§ **DATA EXTRACT**
— begin —

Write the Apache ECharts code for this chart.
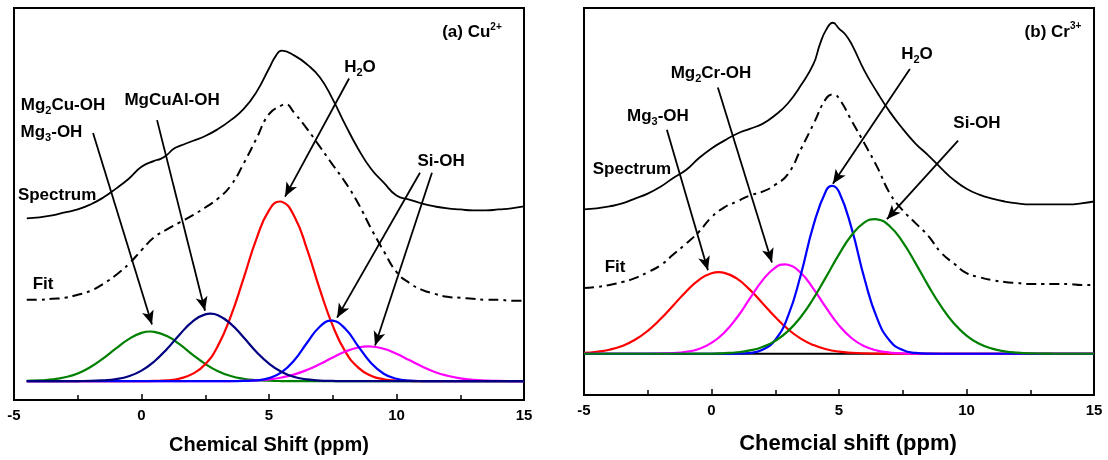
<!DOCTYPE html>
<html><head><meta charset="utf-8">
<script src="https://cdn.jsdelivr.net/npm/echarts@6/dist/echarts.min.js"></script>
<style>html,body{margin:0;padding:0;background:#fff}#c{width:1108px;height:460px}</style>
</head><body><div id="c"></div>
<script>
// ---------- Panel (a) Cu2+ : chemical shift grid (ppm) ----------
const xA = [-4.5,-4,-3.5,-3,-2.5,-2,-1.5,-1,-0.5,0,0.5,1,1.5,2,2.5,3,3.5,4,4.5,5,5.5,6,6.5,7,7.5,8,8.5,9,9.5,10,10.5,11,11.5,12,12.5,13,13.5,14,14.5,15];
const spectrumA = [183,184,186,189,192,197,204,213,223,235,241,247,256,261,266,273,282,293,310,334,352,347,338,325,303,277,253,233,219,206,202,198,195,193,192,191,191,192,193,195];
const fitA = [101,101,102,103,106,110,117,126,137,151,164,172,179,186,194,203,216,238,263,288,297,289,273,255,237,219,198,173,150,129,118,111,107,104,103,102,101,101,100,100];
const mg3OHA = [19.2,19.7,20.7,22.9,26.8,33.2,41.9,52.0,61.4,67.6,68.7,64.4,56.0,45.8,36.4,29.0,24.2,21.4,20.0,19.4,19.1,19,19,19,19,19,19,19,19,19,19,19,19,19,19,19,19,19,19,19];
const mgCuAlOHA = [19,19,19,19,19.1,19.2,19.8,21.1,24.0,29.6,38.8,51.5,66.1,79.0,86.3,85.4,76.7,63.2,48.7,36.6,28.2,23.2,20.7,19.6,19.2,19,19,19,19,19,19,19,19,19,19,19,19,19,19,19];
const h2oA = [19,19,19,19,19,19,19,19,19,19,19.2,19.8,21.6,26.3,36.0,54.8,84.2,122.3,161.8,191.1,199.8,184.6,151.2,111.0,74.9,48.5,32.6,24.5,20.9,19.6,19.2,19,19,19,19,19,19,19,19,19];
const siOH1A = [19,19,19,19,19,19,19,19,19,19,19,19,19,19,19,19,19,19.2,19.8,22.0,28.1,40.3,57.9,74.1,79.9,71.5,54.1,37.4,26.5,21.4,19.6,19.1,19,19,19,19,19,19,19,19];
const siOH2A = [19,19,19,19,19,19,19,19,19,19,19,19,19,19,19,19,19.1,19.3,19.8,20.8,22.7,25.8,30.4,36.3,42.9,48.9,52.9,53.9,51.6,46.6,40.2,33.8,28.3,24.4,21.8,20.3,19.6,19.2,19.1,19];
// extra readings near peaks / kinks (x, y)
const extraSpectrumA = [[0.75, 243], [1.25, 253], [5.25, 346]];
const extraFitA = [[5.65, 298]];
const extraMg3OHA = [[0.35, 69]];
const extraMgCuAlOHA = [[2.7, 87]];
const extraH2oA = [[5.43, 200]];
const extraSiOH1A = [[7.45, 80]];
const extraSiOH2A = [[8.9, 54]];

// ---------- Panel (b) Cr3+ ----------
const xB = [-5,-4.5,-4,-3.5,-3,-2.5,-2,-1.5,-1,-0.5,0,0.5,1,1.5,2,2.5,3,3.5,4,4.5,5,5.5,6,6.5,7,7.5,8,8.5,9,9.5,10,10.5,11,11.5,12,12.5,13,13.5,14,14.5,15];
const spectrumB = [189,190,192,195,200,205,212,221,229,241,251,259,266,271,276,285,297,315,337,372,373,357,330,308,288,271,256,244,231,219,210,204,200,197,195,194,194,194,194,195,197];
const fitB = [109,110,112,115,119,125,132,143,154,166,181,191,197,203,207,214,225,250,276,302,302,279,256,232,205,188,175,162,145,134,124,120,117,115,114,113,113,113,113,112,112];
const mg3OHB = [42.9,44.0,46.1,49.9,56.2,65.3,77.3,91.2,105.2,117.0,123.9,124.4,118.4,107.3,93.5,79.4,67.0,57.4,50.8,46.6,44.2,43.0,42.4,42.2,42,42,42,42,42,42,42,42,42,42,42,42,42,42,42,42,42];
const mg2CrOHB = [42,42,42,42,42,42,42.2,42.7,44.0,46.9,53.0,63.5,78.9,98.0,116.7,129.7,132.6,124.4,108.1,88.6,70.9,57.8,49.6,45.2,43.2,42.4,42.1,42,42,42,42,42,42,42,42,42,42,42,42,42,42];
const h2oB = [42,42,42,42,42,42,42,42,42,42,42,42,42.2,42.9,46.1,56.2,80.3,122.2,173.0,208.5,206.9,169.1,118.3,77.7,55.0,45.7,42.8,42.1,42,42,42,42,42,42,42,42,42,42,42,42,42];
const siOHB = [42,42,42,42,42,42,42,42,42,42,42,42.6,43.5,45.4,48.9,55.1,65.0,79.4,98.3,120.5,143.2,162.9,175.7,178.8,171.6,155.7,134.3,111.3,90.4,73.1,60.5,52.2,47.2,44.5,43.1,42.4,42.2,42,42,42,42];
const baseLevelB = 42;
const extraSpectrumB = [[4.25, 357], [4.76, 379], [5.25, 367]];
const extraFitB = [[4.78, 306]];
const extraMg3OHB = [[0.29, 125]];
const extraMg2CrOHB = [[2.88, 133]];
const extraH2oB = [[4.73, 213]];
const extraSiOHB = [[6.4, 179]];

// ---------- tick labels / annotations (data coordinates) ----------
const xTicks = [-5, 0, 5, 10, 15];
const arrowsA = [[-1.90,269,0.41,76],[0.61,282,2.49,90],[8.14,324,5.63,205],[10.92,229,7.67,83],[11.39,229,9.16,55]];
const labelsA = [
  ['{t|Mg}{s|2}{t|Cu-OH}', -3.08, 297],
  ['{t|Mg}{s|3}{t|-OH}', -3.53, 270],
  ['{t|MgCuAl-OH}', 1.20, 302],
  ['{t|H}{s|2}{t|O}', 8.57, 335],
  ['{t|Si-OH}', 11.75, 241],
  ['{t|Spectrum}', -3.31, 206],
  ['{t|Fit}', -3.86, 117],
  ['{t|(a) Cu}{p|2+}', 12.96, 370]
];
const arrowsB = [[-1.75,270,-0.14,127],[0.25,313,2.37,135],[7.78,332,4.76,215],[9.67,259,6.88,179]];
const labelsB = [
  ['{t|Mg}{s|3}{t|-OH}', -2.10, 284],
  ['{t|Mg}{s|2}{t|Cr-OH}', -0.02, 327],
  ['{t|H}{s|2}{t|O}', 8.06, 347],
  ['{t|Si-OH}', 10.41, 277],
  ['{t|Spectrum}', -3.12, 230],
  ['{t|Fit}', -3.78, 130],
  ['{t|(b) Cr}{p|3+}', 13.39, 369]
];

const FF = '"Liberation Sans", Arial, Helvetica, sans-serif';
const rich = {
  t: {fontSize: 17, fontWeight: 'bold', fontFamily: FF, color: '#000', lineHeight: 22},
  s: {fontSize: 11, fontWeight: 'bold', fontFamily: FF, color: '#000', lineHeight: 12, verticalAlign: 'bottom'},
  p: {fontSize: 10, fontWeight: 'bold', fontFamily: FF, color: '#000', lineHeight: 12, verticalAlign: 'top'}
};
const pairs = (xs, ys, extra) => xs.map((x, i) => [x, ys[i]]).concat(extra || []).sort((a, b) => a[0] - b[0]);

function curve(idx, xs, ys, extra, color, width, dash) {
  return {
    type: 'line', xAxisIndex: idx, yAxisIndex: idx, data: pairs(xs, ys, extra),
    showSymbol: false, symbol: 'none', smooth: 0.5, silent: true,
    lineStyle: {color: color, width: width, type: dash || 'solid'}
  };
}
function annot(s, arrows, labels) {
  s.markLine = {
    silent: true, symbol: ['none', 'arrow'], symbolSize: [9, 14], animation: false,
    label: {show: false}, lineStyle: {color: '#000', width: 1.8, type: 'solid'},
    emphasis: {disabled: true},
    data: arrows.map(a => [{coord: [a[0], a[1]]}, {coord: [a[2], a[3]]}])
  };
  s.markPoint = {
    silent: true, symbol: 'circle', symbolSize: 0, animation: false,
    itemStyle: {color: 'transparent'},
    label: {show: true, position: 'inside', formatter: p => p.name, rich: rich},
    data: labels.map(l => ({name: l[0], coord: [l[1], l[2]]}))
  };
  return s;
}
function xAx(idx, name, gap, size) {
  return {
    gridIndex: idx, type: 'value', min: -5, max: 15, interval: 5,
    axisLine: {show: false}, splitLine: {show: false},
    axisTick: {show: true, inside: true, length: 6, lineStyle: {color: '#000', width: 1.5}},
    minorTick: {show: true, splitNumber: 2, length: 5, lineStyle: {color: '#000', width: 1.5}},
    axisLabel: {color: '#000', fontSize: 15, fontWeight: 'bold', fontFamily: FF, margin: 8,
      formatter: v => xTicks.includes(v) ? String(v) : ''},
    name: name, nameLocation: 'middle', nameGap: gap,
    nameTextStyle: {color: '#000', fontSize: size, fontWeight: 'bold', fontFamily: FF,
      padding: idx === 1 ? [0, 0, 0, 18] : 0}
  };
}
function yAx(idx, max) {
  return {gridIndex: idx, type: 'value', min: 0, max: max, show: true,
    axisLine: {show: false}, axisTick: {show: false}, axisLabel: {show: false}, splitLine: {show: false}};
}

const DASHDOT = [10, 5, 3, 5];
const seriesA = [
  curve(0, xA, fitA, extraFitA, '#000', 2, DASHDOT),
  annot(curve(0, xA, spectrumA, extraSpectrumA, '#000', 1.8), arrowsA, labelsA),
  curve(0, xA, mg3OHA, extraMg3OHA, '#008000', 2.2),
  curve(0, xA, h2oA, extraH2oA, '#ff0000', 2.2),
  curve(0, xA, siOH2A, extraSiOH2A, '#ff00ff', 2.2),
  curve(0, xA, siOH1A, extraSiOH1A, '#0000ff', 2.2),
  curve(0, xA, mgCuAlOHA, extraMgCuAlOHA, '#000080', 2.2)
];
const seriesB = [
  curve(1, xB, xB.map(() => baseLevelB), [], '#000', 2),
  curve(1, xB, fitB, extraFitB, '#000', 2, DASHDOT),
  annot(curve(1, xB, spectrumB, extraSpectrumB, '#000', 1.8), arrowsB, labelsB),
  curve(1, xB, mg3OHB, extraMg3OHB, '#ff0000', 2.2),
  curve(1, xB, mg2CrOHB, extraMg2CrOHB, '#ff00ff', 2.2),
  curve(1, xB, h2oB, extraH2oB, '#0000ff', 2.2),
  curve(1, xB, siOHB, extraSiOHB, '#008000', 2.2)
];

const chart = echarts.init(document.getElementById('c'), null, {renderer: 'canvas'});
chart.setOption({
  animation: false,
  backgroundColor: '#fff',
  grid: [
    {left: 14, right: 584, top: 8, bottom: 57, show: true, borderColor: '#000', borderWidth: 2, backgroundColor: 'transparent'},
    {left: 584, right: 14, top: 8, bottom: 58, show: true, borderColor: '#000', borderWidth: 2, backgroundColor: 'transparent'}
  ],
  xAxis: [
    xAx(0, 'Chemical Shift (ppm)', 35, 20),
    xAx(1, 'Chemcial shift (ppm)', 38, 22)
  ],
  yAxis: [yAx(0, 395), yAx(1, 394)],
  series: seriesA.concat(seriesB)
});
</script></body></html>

— end —

§ **DESCRIPTION OF THE TASK**
Copy nothing but the lines from the top of the material through the line holding "const extraSiOH2A = [[8.9, 54]];", exactly as written; omit pictures.

§ **RESPONSE TO THE TASK**
Write the Apache ECharts code for this chart.
<!DOCTYPE html>
<html><head><meta charset="utf-8">
<script src="https://cdn.jsdelivr.net/npm/echarts@6/dist/echarts.min.js"></script>
<style>html,body{margin:0;padding:0;background:#fff}#c{width:1108px;height:460px}</style>
</head><body><div id="c"></div>
<script>
// ---------- Panel (a) Cu2+ : chemical shift grid (ppm) ----------
const xA = [-4.5,-4,-3.5,-3,-2.5,-2,-1.5,-1,-0.5,0,0.5,1,1.5,2,2.5,3,3.5,4,4.5,5,5.5,6,6.5,7,7.5,8,8.5,9,9.5,10,10.5,11,11.5,12,12.5,13,13.5,14,14.5,15];
const spectrumA = [183,184,186,189,192,197,204,213,223,235,241,247,256,261,266,273,282,293,310,334,352,347,338,325,303,277,253,233,219,206,202,198,195,193,192,191,191,192,193,195];
const fitA = [101,101,102,103,106,110,117,126,137,151,164,172,179,186,194,203,216,238,263,288,297,289,273,255,237,219,198,173,150,129,118,111,107,104,103,102,101,101,100,100];
const mg3OHA = [19.2,19.7,20.7,22.9,26.8,33.2,41.9,52.0,61.4,67.6,68.7,64.4,56.0,45.8,36.4,29.0,24.2,21.4,20.0,19.4,19.1,19,19,19,19,19,19,19,19,19,19,19,19,19,19,19,19,19,19,19];
const mgCuAlOHA = [19,19,19,19,19.1,19.2,19.8,21.1,24.0,29.6,38.8,51.5,66.1,79.0,86.3,85.4,76.7,63.2,48.7,36.6,28.2,23.2,20.7,19.6,19.2,19,19,19,19,19,19,19,19,19,19,19,19,19,19,19];
const h2oA = [19,19,19,19,19,19,19,19,19,19,19.2,19.8,21.6,26.3,36.0,54.8,84.2,122.3,161.8,191.1,199.8,184.6,151.2,111.0,74.9,48.5,32.6,24.5,20.9,19.6,19.2,19,19,19,19,19,19,19,19,19];
const siOH1A = [19,19,19,19,19,19,19,19,19,19,19,19,19,19,19,19,19,19.2,19.8,22.0,28.1,40.3,57.9,74.1,79.9,71.5,54.1,37.4,26.5,21.4,19.6,19.1,19,19,19,19,19,19,19,19];
const siOH2A = [19,19,19,19,19,19,19,19,19,19,19,19,19,19,19,19,19.1,19.3,19.8,20.8,22.7,25.8,30.4,36.3,42.9,48.9,52.9,53.9,51.6,46.6,40.2,33.8,28.3,24.4,21.8,20.3,19.6,19.2,19.1,19];
// extra readings near peaks / kinks (x, y)
const extraSpectrumA = [[0.75, 243], [1.25, 253], [5.25, 346]];
const extraFitA = [[5.65, 298]];
const extraMg3OHA = [[0.35, 69]];
const extraMgCuAlOHA = [[2.7, 87]];
const extraH2oA = [[5.43, 200]];
const extraSiOH1A = [[7.45, 80]];
const extraSiOH2A = [[8.9, 54]];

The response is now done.